(DESCRIPTION OF THE TASK)
Starting with the first line below, extract each line through the one that contains "from matplotlib.ticker import", inclusive, excluding pictures.

(MATERIAL SHOWN)
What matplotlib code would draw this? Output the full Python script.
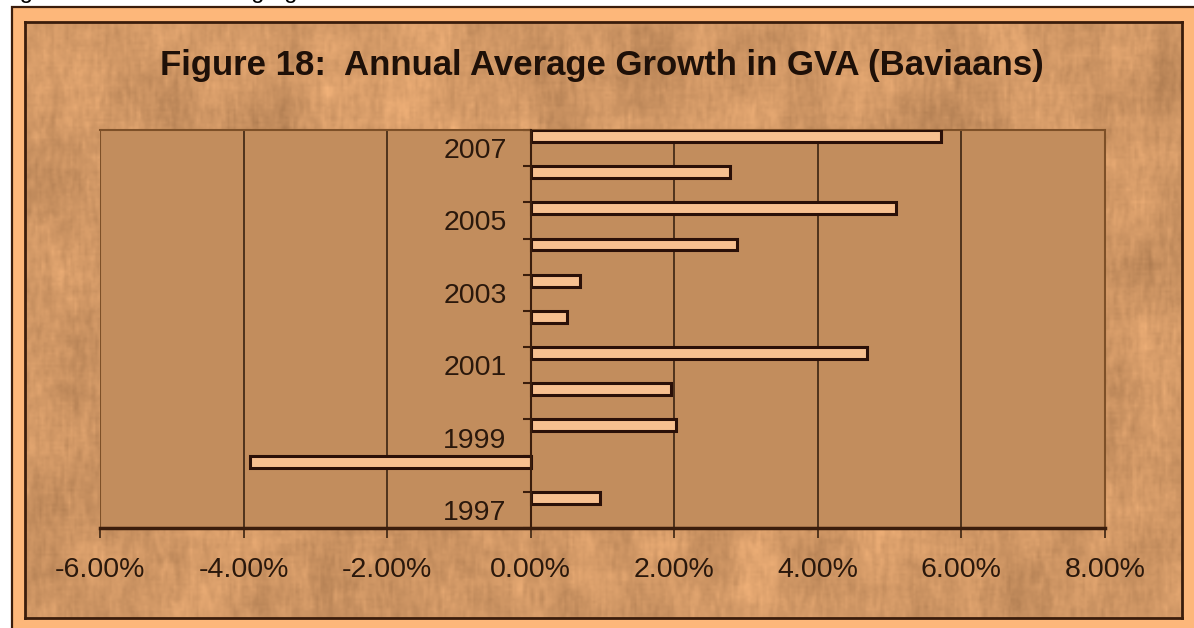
import numpy as np
import matplotlib
matplotlib.use('Agg')
import matplotlib.pyplot as plt
from matplotlib.patches import Rectangle
from matplotlib.ticker import FixedLocator, FuncFormatter

# annual average growth in GVA, Baviaans (percent)
years = [1997, 1998, 1999, 2000, 2001, 2002, 2003, 2004, 2005, 2006, 2007]
growth = [0.97, -3.91, 2.03, 1.95, 4.69, 0.50, 0.68, 2.88, 5.09, 2.77, 5.71]
x_ticks = [-6, -4, -2, 0, 2, 4, 6, 8]

title = 'Figure 18:  Annual Average Growth in GVA (Baviaans)'
caption = 'Figure 18: Annual average growth in GVA'

W, H = 1194, 628
plt.rcParams['font.family'] = ['Liberation Sans', 'DejaVu Sans']

dark = '#3a1d0c'
orange = '#fdb77a'
plot_bg = '#c28d5d'
bar_fill = '#f7c090'
grid_col = '#3b2412'
txt_col = '#2a180c'


def px(x, y):
    # pixel position (from top-left) -> figure fraction
    return x / W, 1 - y / H


def smooth(a, kv, kh):
    kv = np.ones(kv) / kv
    kh = np.ones(kh) / kh
    a = np.apply_along_axis(lambda c: np.convolve(c, kv, mode='same'), 0, a)
    return np.apply_along_axis(lambda r: np.convolve(r, kh, mode='same'), 1, a)


def parchment(h=240, w=560):
    # soft mottled paper: large cloudy blobs plus a fine grain
    rng = np.random.default_rng(5)
    coarse = smooth(rng.normal(size=(h, w)), 25, 21)
    fine = smooth(rng.normal(size=(h, w)), 5, 2)
    coarse /= coarse.std()
    fine /= fine.std()
    n = 0.75 * coarse + 0.45 * fine
    base = np.array([208, 151, 101]) / 255
    tint = np.array([10, 8, 6]) / 255
    img = base[None, None, :] + n[:, :, None] * tint[None, None, :]
    return np.clip(img, 0, 1)


fig = plt.figure(figsize=(W / 100, H / 100), dpi=100, facecolor='white')

# caption line running off the top edge
cx, cy = px(0, -2)
fig.text(cx, cy, caption, fontsize=17, color='black', va='baseline', ha='left')

# orange outer frame
ox, oy = px(12, 7)
fig.add_artist(Rectangle((ox, -0.1), 1.2, oy + 0.1, transform=fig.transFigure,
                         facecolor=orange, edgecolor=dark, lw=1.6, zorder=-5))

# textured chart area
x0, y1 = px(25, 22)
x1, y0 = px(1182, 618)
bg = fig.add_axes([x0, y0, x1 - x0, y1 - y0], zorder=-2)
bg.imshow(parchment(), aspect='auto', interpolation='bilinear', extent=[0, 1, 0, 1])
bg.set_xticks([])
bg.set_yticks([])
for s in bg.spines.values():
    s.set_color(dark)
    s.set_linewidth(2)

# plot area
px0, py1 = px(100, 130)
px1, py0 = px(1105, 528)
ax = fig.add_axes([px0, py0, px1 - px0, py1 - py0])
ax.set_facecolor(plot_bg)

pos = np.arange(len(years))
bar_h = 0.33
ax.barh(pos + 0.5 - bar_h / 2, growth, height=bar_h, color=bar_fill,
        edgecolor='#2a1008', linewidth=2.2, zorder=3)

ax.set_xlim(-6, 8)
ax.set_ylim(-0.5, len(years) - 0.5)

ax.xaxis.set_major_locator(FixedLocator(x_ticks))
ax.xaxis.set_major_formatter(FuncFormatter(lambda v, p: '%.2f%%' % v))
ax.grid(axis='x', color=grid_col, lw=1.2, zorder=1)
ax.tick_params(axis='x', length=7.2, width=1.2, color=grid_col, pad=13.5,
               labelsize=20.5, labelcolor=txt_col)

# year labels on every other slot, ticks between categories
ax.yaxis.set_major_locator(FixedLocator(pos[::2]))
ax.set_yticklabels([str(y) for y in years[::2]])
ax.yaxis.set_minor_locator(FixedLocator(np.arange(-0.5, len(years), 1)))
ax.tick_params(axis='y', which='major', length=0, pad=17.3,
               labelsize=20.5, labelcolor=txt_col)
ax.tick_params(axis='y', which='minor', length=5.8, width=1.5, color=dark)

ax.spines['left'].set_position(('data', 0))
ax.spines['left'].set_color(dark)
ax.spines['left'].set_linewidth(1.5)
ax.spines['left'].set_zorder(4)
ax.spines['bottom'].set_color(dark)
ax.spines['bottom'].set_linewidth(2.5)
ax.spines['top'].set_color('#7d5028')
ax.spines['top'].set_linewidth(1.5)
ax.spines['right'].set_color('#7d5028')
ax.spines['right'].set_linewidth(1.5)
ax.axvline(-6, color='#7d5028', lw=1.5, zorder=2)

tx, ty = px(602, 66)
fig.text(tx, ty, title, fontsize=25, fontweight='bold', color='#1e1008',
         ha='center', va='center')

fig.savefig('out.png', dpi=100, facecolor=fig.get_facecolor())
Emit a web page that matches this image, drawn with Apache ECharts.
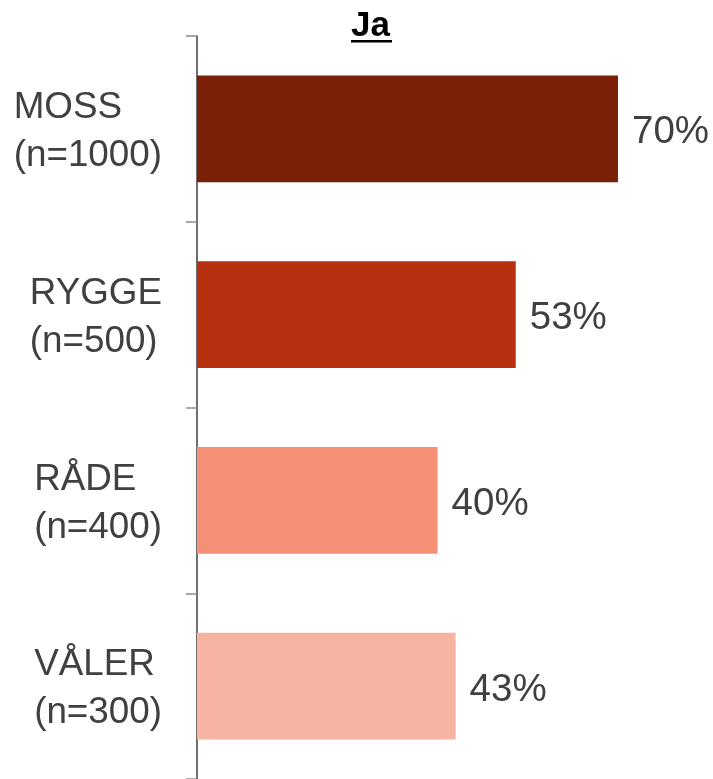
<!DOCTYPE html>
<html>
<head>
<meta charset="utf-8">
<script src="https://cdn.jsdelivr.net/npm/echarts@6/dist/echarts.min.js"></script>
<style>
  html, body { margin: 0; padding: 0; background: #fff; }
  #chart { width: 713px; height: 779px; }
</style>
</head>
<body>
<div id="chart"></div>
<script>
const categories = ["MOSS\n(n=1000)", "RYGGE\n(n=500)", "RÅDE\n(n=400)", "VÅLER\n(n=300)"]
const values = [70, 53, 40, 43]
const barColors = ["#7a1f08", "#b7300f", "#f59077", "#f8b4a2"]
const titleText = "Ja"

const chart = echarts.init(document.getElementById("chart"))
const font = "'Liberation Sans', Arial, sans-serif"

const option = {
  animation: false,
  grid: { left: 197, right: 0, top: 36, bottom: 0 },
  graphic: [
    {
      type: "text",
      left: 351,
      top: 9,
      style: { text: titleText, font: "bold 35px " + font, fill: "#000" }
    },
    {
      type: "rect",
      left: 351,
      top: 40,
      shape: { width: 41, height: 2.5 },
      style: { fill: "#000" }
    }
  ],
  xAxis: {
    type: "value",
    min: 0,
    max: 85.8,
    show: false
  },
  yAxis: {
    type: "category",
    inverse: true,
    data: categories,
    axisLine: { show: true, lineStyle: { color: "#404040", width: 1.5 } },
    axisTick: { show: true, length: 11, lineStyle: { color: "#8c8c8c", width: 1.5 } },
    axisLabel: {
      margin: 35,
      formatter: function (v) {
        return v.split("\n").map(function (s) { return "{l|" + s + "}" }).join("\n")
      },
      rich: {
        l: { align: "left", fontSize: 36.8, lineHeight: 48, color: "#404040", fontFamily: font, padding: [6, 0, 0, 0] }
      }
    }
  },
  series: [
    {
      type: "bar",
      barCategoryGap: "42.5%",
      data: values.map(function (v, i) {
        return { value: v, itemStyle: { color: barColors[i] } }
      }),
      label: {
        show: true,
        position: "right",
        distance: 14,
        offset: [0, 4],
        formatter: "{c}%",
        fontSize: 38.5,
        color: "#404040",
        fontFamily: font
      }
    }
  ]
}
chart.setOption(option)
</script>
</body>
</html>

(SOLUTION TO THIS TASK)
What matplotlib code would draw this? Output the full Python script.
import numpy as np
import matplotlib
matplotlib.use('Agg')
import matplotlib.pyplot as plt
from matplotlib.patches import Rectangle
from matplotlib.ticker import FixedLocator, FuncFormatter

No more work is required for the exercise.